Paul Goble
Staunton, Feb.16 – A senior official in Blagoveshechensk, a Russian city on the border with China and within sight of the much larger and more developed city on the other side of that line, says that the residents of Heihi are doing better than those in his own city because China is richer and has been committed to development far longer.
But Boris Beloborodov, the business ombudsman for the Amur Oblast, continues, Russians in Blagoveshchensk and other regions east of the Urals need not be afraid of a mythical “yellow peril” and instead recognize that people on the Russian side of the border are catching up (novayagazeta.ru/articles/2026/02/16/kitaitsy-nachali-gorazdo-ranshe-i-ushli-vpered).
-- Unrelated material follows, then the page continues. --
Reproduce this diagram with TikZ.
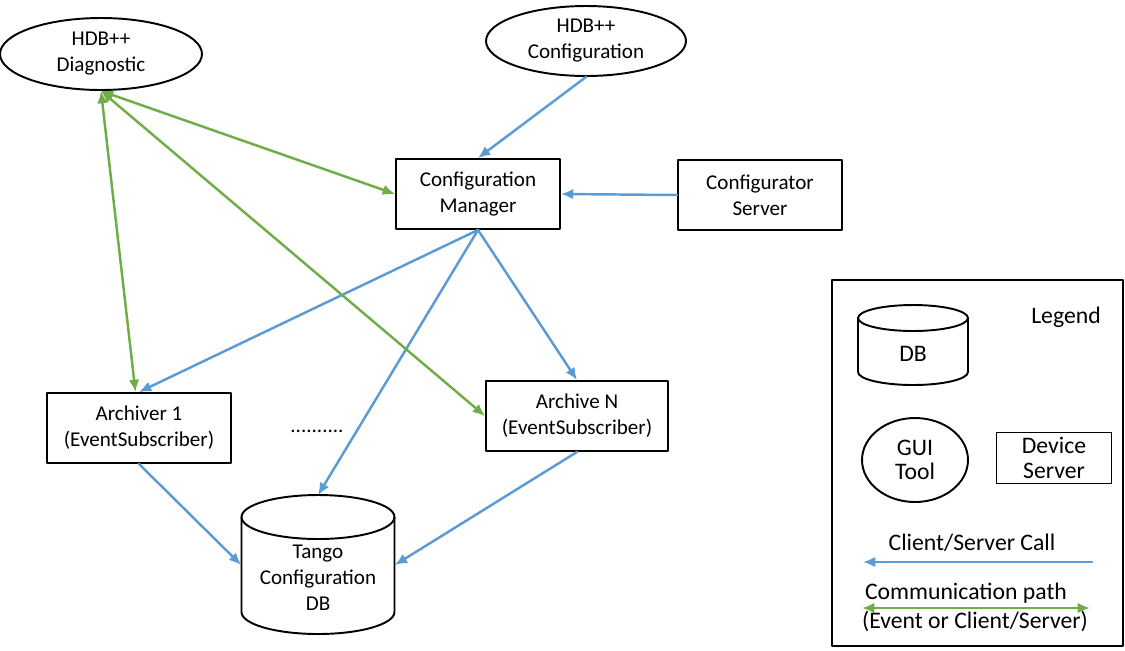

He says that both Moscow and Russian regions have worked to tighten rules on foreign businesses, including Chinese, and that as a result, while trade between Russia and China has continued to expand, the operations of Chinese firms producing goods in the Russian Federation has declined over the last decade.
What has happened, Beloborodov says, has been an effort to make the Russian production sphere more Russian with the chances for foreigners to penetrate it far more difficult. Given that, “no one should be speaking about any special preferences for Chinese business.” That may have been a problem earlier, but it isn’t now.
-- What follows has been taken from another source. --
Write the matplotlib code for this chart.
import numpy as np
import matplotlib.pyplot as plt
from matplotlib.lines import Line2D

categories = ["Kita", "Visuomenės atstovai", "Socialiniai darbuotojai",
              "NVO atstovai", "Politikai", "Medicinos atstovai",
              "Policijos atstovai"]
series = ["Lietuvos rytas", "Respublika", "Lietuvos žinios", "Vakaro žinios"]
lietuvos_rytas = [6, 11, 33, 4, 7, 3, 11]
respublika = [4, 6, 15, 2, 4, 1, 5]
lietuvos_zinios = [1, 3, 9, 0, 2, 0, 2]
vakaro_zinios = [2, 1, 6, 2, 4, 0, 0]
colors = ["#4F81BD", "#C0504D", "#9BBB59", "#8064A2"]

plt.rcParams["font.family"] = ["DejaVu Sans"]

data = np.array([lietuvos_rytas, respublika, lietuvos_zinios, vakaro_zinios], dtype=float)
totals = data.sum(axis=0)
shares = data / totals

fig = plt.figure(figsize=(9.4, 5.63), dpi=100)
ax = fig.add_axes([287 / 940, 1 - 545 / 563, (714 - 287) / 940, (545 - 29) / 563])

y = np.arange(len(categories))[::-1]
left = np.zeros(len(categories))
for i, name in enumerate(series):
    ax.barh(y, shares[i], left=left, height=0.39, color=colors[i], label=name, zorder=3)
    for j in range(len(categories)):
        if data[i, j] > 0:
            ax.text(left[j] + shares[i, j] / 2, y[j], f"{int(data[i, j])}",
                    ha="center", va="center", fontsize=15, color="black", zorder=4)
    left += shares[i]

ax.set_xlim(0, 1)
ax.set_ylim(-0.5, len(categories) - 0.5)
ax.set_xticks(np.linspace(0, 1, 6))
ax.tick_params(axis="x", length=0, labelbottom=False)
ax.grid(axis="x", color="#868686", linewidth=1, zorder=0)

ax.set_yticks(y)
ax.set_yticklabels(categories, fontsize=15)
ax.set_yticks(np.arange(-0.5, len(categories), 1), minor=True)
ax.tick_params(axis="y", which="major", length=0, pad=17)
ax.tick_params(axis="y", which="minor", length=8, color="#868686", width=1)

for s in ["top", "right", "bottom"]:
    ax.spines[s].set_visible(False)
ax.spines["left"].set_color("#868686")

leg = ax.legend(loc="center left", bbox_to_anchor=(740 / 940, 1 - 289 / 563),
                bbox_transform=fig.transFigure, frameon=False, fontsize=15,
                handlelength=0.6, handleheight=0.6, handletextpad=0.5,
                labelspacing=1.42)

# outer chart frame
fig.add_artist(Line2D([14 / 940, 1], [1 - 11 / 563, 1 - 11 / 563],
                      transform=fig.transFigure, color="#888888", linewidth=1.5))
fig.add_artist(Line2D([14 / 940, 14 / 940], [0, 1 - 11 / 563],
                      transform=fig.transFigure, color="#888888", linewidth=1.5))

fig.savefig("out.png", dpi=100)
Russians often compare the city of Blagoveshchensk with the Chinese metropolis of Heihi on the other side of the border. The latter has more skyscrapers and more modern housing but that is because China has more money than Russian does and has for a long time built up its urban centers especially along the border.
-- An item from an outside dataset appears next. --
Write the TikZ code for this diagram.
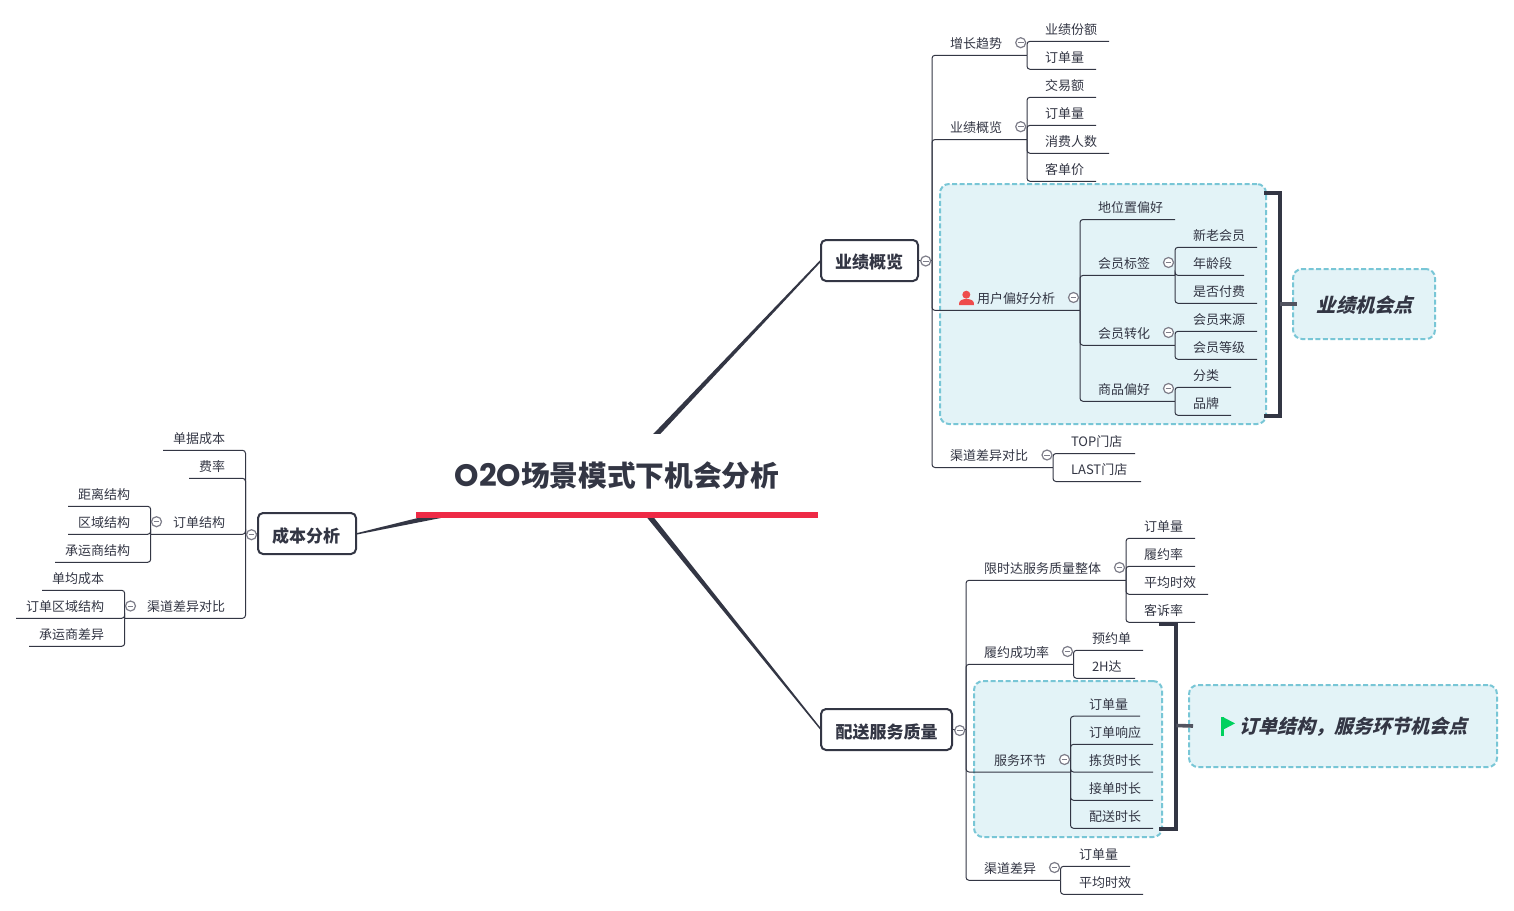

A major reason why Chinese success inside Russia has been so noticeable, the ombudsman says, is that Chinese businesses are concentrated in the highly visible service sector where they do well because of a Chinese commitment to the idea that the customer is always right, a commitment many Russians don’t share and thus fall behind.
Beloborodov also says that Russians are more interested in going to China than the Chinese are in going to Russia and that despite the appearance of ethnic Chinese in Russia east of the Urals, “there have always been more Chinese living permanently in Moscow than in any of the regions of the Far East.”